There was a creepy old, false-eyed villain in a movie I watched last night who, while getting berated by his prisoner for being greedy, responds with an answer that applies to many more things than money. He says, with a steely and cold gaze, "Enough is never enough. We take what we can get." In a way, he's tipping the scales and in another he's describing something close to just taking advantage of opportunities, to evening the scales out in a perverse way. He's a bad guy, but he has a point. We can see a person like this as a man who knows what he wants out of life and grabbing for it isn't evil. It's the manner in which a man grabs that can become evil. Here in the last week of January, the brutality of a sick and taunting winter, is still potent.
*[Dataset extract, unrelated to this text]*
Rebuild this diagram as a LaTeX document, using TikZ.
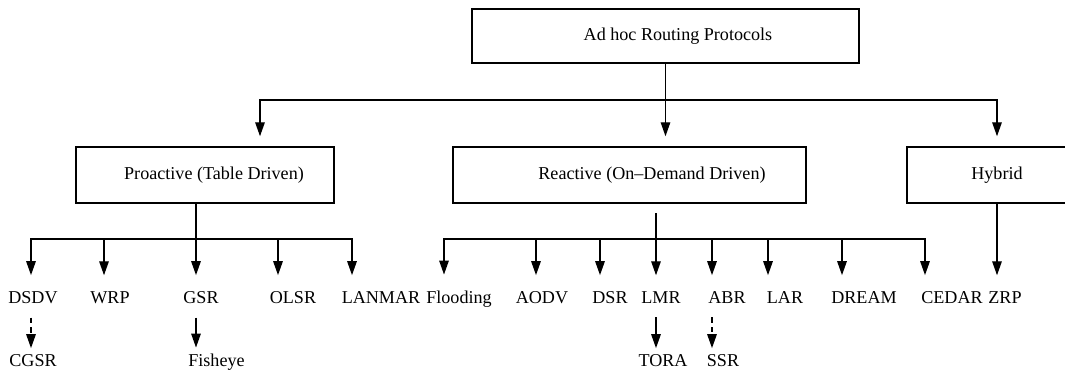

We want more heat, more proximity to heat, to people who can provide it. We want Australia. We would have no gauge for the limits that we should accept heat or sun. If tomorrow we were blessed with balminess, we would be disgusting hogs for all that it could give us. We would greedily partake.

Ari Picker and his North Carolina band, Lost In The Trees, creates an illustrious world of spectral movings and gusts. He suffocates us with his intentions, with the sensations of lush love and longing. They are tantalizing stories of drifting people who find that they can isolate their their most intimate desires and there most cherished relationships, letting them roll forever as some form of blazed, golden loop. They are trusty sentiments, while still full of anguish and absence, but they make you feel like you'll always take more, even as you sit back and pat a hard, full stomach.